'Ghost' shows he belongs
GLENS FALLS His buddies were all there.
He heard the “U!” shouted over the word “you” in the national anthem.
And the spin-o-rama in the first period … that was vintage Shayne Gostisbehere.
The jersey was unfamiliar, the building was much different from Messa Rink and the game had an undercurrent of finality for the fans, who watched their team for the last time.
The stranger wearing No. 14 on Friday night, though, felt right at home under all these circumstances, because Gostisbehere finally got to show that he is pro hockey material in an actual pro setting.
The Union College junior, fresh off a national championship last weekend, played regular shifts with his new team, the Adirondack Phantoms, in a 3-2 overtime loss to Bridgeport at the Glens Falls Civic Center.
It was an intersection of a player’s career just pushing up through the ground, and an AHL franchise being buried in it. The Philadelphia Flyers affiliate played its last home game before relocating to Allentown, Pa., which probably won’t mean much to Gostisbehere. If first impressions mean anything, he won’t be seeing a lot of Allentown next season.
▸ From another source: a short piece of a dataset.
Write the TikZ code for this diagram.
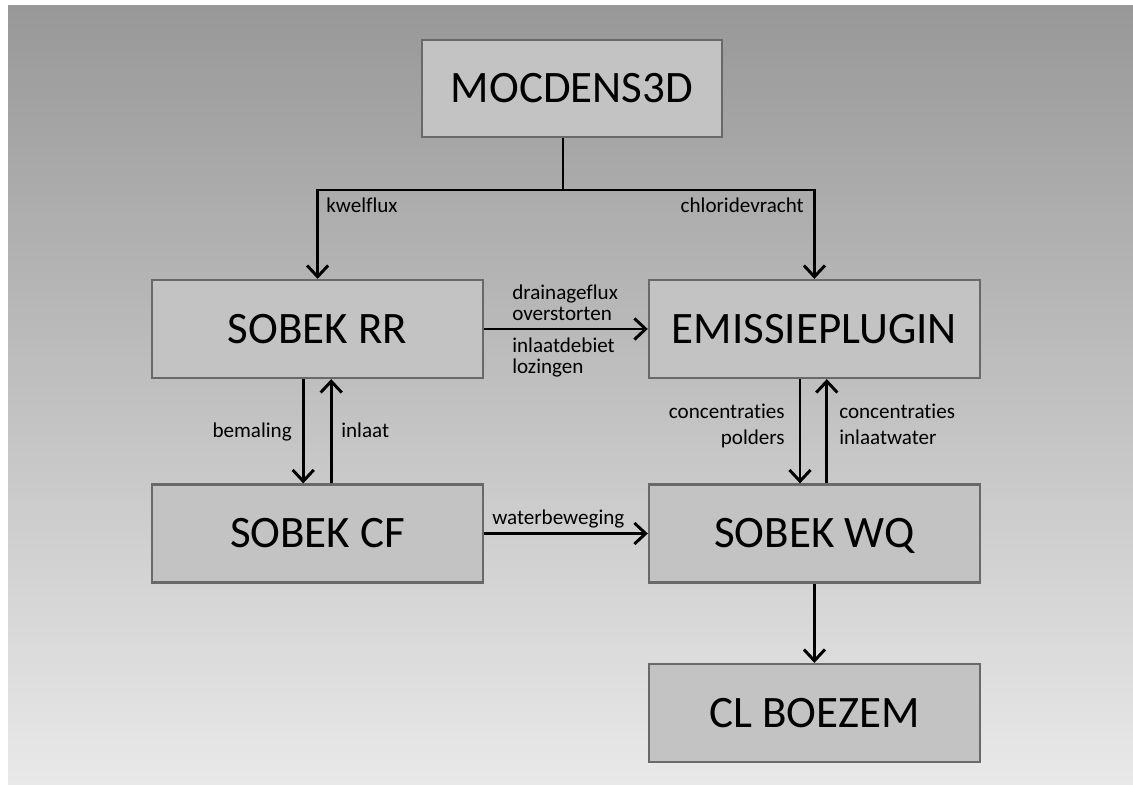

“They’re definitely faster than college and stronger, but it’s a fun game out there, and I learned from it,” Gostisbehere said. “Some things I would do in college wouldn’t necessarily work. I adjusted a little bit and played my game.”
On an emotional night when the sellout crowd of 5,568 was frequently prompted to cheer farewell, by far the loudest cheer came in the third period, when the PA announcer recognized the national champion Dutchmen, who were in one end zone to watch their boy.
Another loud unsolicited response came in the first period when Gostisbehere got around a Sound Tiger with a spin move.
Phantoms coach Terry Murray was left impressed by what he saw from the 5-for-11, 172-pound defenseman.
“The Ghost shows a lot of high-end skill,” Murray said. “Very mobile, great agility and mobility and vision of the ice. I think he had a great first night out.
“The jump is big to the pro level. The American League is a good league. You’ve got men out there. Physically, he looks very comfortable matching up one-on-one. He’s got such quickness with his hands and his stick that he’s able to recover a lot of pucks under pressure.”
That's not to say it was perfect.
Gostisbehere was back facing a 2-on-2 in the second period while Bridgeport was short-handed, and he was unable to check away a cross-ice pass from Aaron Ness to Josh Holmstrom. Holmstrom returned it to the other side, where the trailing Scooter Vaughan buried it.
"That was definitely my fault," Gostisbehere said. "I lost my guy and he initially passed the puck back door."
Still, he didn't just look like he belonged out there, he looked like a player who, with experience, won't belong at this level forever.
"It's just playing with confidence," he said. "I wasn't going to change my game, and it felt good to get out there and do some things. There's areas that need to be cleaned up, but it was a good experience."